Gov. Jan Brewer lost a round in federal court earlier this week, when the Ninth Circuit Court of Appeals granted an injunction blocking the state from enforcing her policy of denying driver’s licenses to so-called DREAM Act youngsters.
Brewer announced in 2012 that the Arizona Department of Motor Vehicles wouldn’t give licenses to teens and young adults who qualify for the Obama administration’s Deferred Action for Childhood Arrivals program, which shelters young undocumented immigrants from deportation as long as they arrived here as children and stay out of trouble.
Brewer was sued by a coalition of groups, including the ACLU, National Immigration Law Center and the Mexican American Legal Defense and Educational Fund, who argued that the policy violated the U.S. Constitution’s Equal Protection Clause.
Ninth Circuit justices ruled on Monday, July, 7, that there was “no rational relationship between (Brewer’s) policy and a legitimate state interest” and ordered the U.S. District Court in Phoenix to grant an injunction that prevents the state from following Brewer’s orders to withhold the driver’s licenses.
The lawsuit must still go to trial, but the Ninth Circuit noted that attorneys for DACA enrollees had “established a likelihood of success on the merits of their Equal Protection Clause claim.”
Brewer vowed to keep fighting in court, saying on her Facebook page that the appeals court “refused to allow me to follow the rule of law.”
Among the Republicans who are running for Brewer’s job this year, there was general support for Brewer’s approach.
Former Mesa Mayor Scott Smith encouraged Brewer to appeal the Ninth Circuit’s ruling to the U.S. Supreme Court.
“The Obama Administration's unilateral declaration of its DACA policy and its unwillingness to use existing law to expedite the return of tens of thousands of illegal immigrants from Central America to their homes is creating our immigration crisis,” Smith said. “This ruling merely supports the unlawful unilateral actions of this administration, further undermining electoral confidence in Washington’s ability to address this crisis in a just, appropriate and serious manner.”
State Treasurer Doug Ducey said “the Ninth Circuit has once more trampled over states' responsibilities.

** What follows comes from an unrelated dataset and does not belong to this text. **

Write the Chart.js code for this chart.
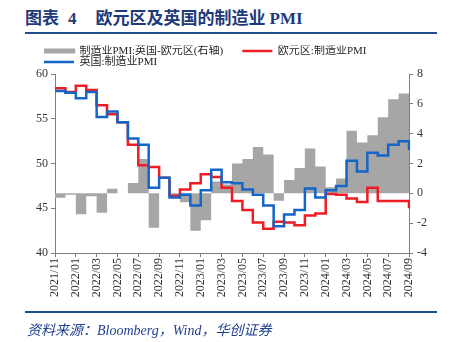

I hope this decision is appealed to the Supreme Court.”
Secretary of State Ken Bennett said he expects “the ruling will be appealed” and sided with Brewer, although he left the door open for relaxing the rules in the future.

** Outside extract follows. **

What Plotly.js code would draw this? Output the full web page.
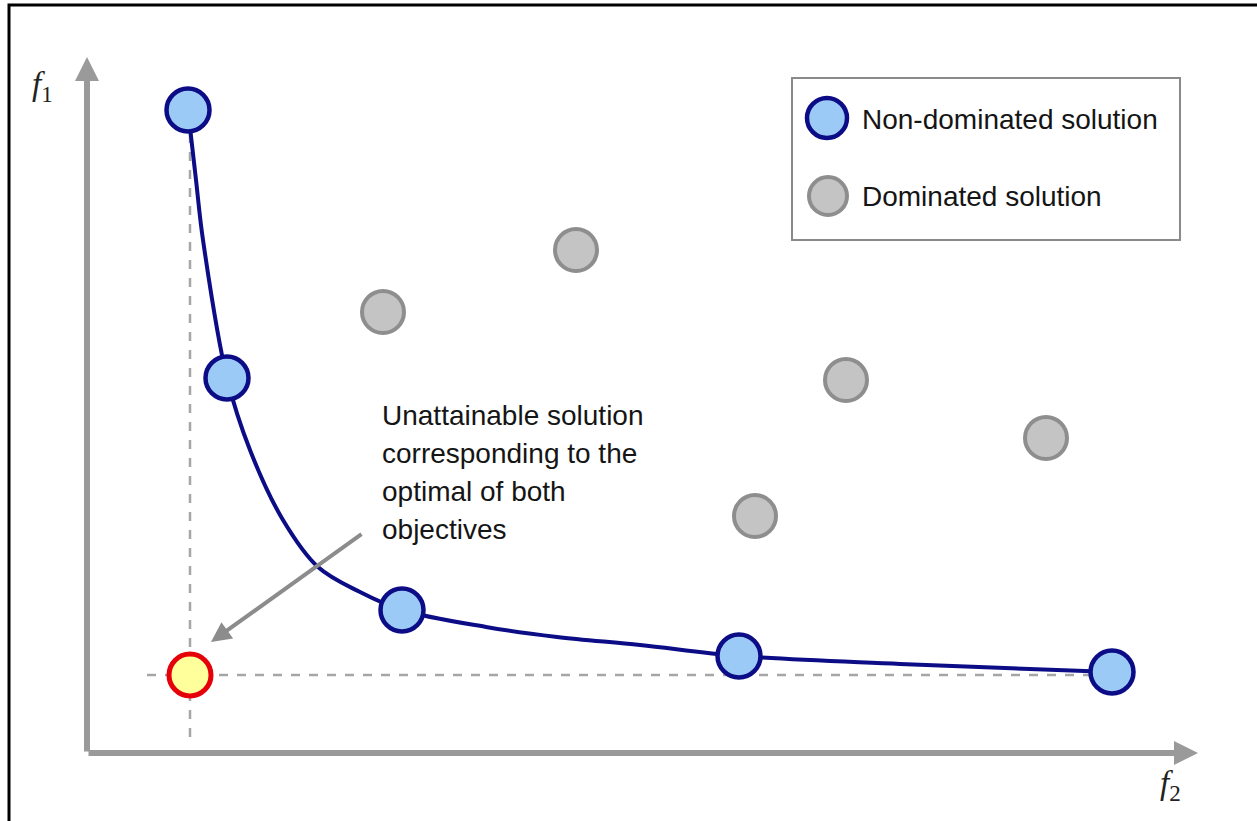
<!DOCTYPE html>
<html>
<head>
<meta charset="utf-8">
<script src="https://cdn.plot.ly/plotly-3.0.1.min.js"></script>
<style>html,body{margin:0;padding:0;background:#fff;}#chart{width:1257px;height:821px;}</style>
</head>
<body>
<div id="chart"></div>
<script>
// Non-dominated solutions (Pareto front)
var nonDomF2 = [1.01, 1.40, 3.15, 6.52, 10.25];
var nonDomF1 = [6.43, 3.75, 1.43, 0.97, 0.81];
// Pareto front curve
var frontF2 = [1.01, 1.09, 1.16, 1.40, 1.63, 1.96, 2.31, 2.73, 3.15, 3.99, 4.70, 5.53, 6.52, 8.13, 10.25];
var frontF1 = [6.43, 5.73, 5.13, 3.75, 3.03, 2.33, 1.86, 1.61, 1.43, 1.26, 1.16, 1.08, 0.97, 0.89, 0.81];
// Dominated solutions
var domF2 = [2.96, 4.89, 6.68, 7.59, 9.59];
var domF1 = [4.41, 5.03, 2.37, 3.73, 3.15];
// Ideal (unattainable) point
var idealF2 = [1.03];
var idealF1 = [0.78];
var legendLabels = ["Non-dominated solution", "Dominated solution"];
var noteLines = ["Unattainable solution", "corresponding to the", "optimal of both", "objectives"];

var NAVY = "#0c0c86", LIGHTBLUE = "#9ccaf6", GRAYFILL = "#c4c4c4", GRAYLINE = "#8e8e8e";
var AXIS = "#9a9a9a", POINTER = "#8c8c8c";

var W = 1257, H = 821, ox = 87, oy = 753, s = 100;
var xr = [(0 - ox) / s, (W - ox) / s];
var yr = [(oy - H) / s, oy / s];
function px2x(p){return (p - ox) / s;}
function py2y(p){return (oy - p) / s;}

var traces = [
  { // dashed guide lines from the ideal point
    x: [px2x(147), nonDomF2[nonDomF2.length - 1]], y: [idealF1[0], idealF1[0]],
    mode: "lines", line: {color: "#a6a6a6", width: 2.5, dash: "dash"}, hoverinfo: "skip", showlegend: false
  },
  {
    x: [idealF2[0], idealF2[0]], y: [py2y(737), nonDomF1[0] - 0.2],
    mode: "lines", line: {color: "#a6a6a6", width: 2.5, dash: "dash"}, hoverinfo: "skip", showlegend: false
  },
  { // Pareto curve
    x: frontF2, y: frontF1, mode: "lines",
    line: {color: NAVY, width: 4, shape: "spline", smoothing: 1}, hoverinfo: "skip", showlegend: false
  },
  {
    x: domF2, y: domF1, mode: "markers", name: legendLabels[1],
    marker: {size: 42, color: GRAYFILL, line: {color: GRAYLINE, width: 4}}, showlegend: false
  },
  {
    x: nonDomF2, y: nonDomF1, mode: "markers", name: legendLabels[0],
    marker: {size: 43, color: LIGHTBLUE, line: {color: NAVY, width: 4.5}}, showlegend: false
  },
  {
    x: idealF2, y: idealF1, mode: "markers", name: "Ideal",
    marker: {size: 42, color: "#ffff9c", line: {color: "#e5000a", width: 5}}, showlegend: false
  }
];

var pxX = function(p){return p / W;};
var pxY = function(p){return 1 - p / H;};

var shapes = [
  {type: "rect", xref: "paper", yref: "paper", x0: pxX(9), x1: 1.1, y0: -0.1, y1: pxY(5),
   line: {color: "#000", width: 3}, fillcolor: "rgba(0,0,0,0)", layer: "below"},
  {type: "rect", xref: "paper", yref: "paper", x0: pxX(792), x1: pxX(1180), y0: pxY(240), y1: pxY(78),
   line: {color: "#8a8a8a", width: 2}, fillcolor: "#fff", layer: "below"},
  {type: "circle", xref: "paper", yref: "paper", x0: pxX(827 - 20), x1: pxX(827 + 20), y0: pxY(118 + 20), y1: pxY(118 - 20),
   line: {color: NAVY, width: 4.5}, fillcolor: LIGHTBLUE},
  {type: "circle", xref: "paper", yref: "paper", x0: pxX(828 - 19), x1: pxX(828 + 19), y0: pxY(196 + 19), y1: pxY(196 - 19),
   line: {color: GRAYLINE, width: 4}, fillcolor: GRAYFILL}
];

var FONT = "Liberation Sans, Arial, sans-serif";
var TXT = {family: FONT, size: 28, color: "#151515"};
var annotations = [
  // axes arrows
  {x: px2x(1198), y: 0, ax: 0, ay: 0, xref: "x", yref: "y", axref: "x", ayref: "y",
   showarrow: true, arrowhead: 2, arrowsize: 0.8, arrowwidth: 6, arrowcolor: AXIS, text: ""},
  {x: 0, y: py2y(57), ax: 0, ay: 0, xref: "x", yref: "y", axref: "x", ayref: "y",
   showarrow: true, arrowhead: 2, arrowsize: 0.8, arrowwidth: 6, arrowcolor: AXIS, text: ""},
  // pointer arrow to ideal point
  {x: idealF2[0] + 0.21, y: idealF1[0] + 0.33, ax: px2x(363), ay: py2y(533), xref: "x", yref: "y", axref: "x", ayref: "y",
   showarrow: true, arrowhead: 2, arrowsize: 1, arrowwidth: 4, arrowcolor: POINTER, text: ""},
  // legend labels
  {x: pxX(860), y: pxY(120), xref: "paper", yref: "paper", xanchor: "left", yanchor: "middle",
   showarrow: false, text: legendLabels[0], font: TXT},
  {x: pxX(860), y: pxY(197), xref: "paper", yref: "paper", xanchor: "left", yanchor: "middle",
   showarrow: false, text: legendLabels[1], font: TXT},
  // axis labels
  {x: pxX(30), y: pxY(64), xref: "paper", yref: "paper", showarrow: false,
   text: "<i>f</i><sub>1</sub>", font: {family: "Liberation Serif, Times New Roman, serif", size: 33, color: "#222"}},
  {x: pxX(1183), y: pxY(808), xref: "paper", yref: "paper", showarrow: false,
   text: "<i>f</i><sub>2</sub>", font: {family: "Liberation Serif, Times New Roman, serif", size: 33, color: "#222"}}
];
noteLines.forEach(function(t, i){
  annotations.push({x: px2x(380), y: py2y(415 + 38.3 * i), xref: "x", yref: "y", xanchor: "left", yanchor: "middle",
    showarrow: false, text: t, font: TXT});
});

var layout = {
  width: W, height: H,
  margin: {l: 0, r: 0, t: 0, b: 0, pad: 0},
  paper_bgcolor: "#fff", plot_bgcolor: "#fff",
  xaxis: {range: xr, visible: false, fixedrange: true},
  yaxis: {range: yr, visible: false, fixedrange: true},
  showlegend: false,
  shapes: shapes,
  annotations: annotations
};

Plotly.newPlot("chart", traces, layout, {displayModeBar: false, staticPlot: true});
</script>
</body>
</html>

“Legal presence in our country and state is a basic requirement to qualify for any state license,” Bennett said. “I would support establishing a fair and efficient process that allows these young people an opportunity to establish a legal presence and gain access to some of the rights and privileges citizens enjoy.”
We're still waiting to hear back from candidates Christine Jones and Frank Riggs.
Democratic gubernatorial candidate Fred Duval sided with the DREAMers and promised that “the very first thing I will do after taking the oath of office will be to rescind Governor Brewer’s executive order and end this embarrassment once and for all.”
“Governor Brewer’s executive order barring DREAMers from receiving driver’s licenses is callous,” DuVal said. “It hurts families and local businesses, and it makes our streets less safe.”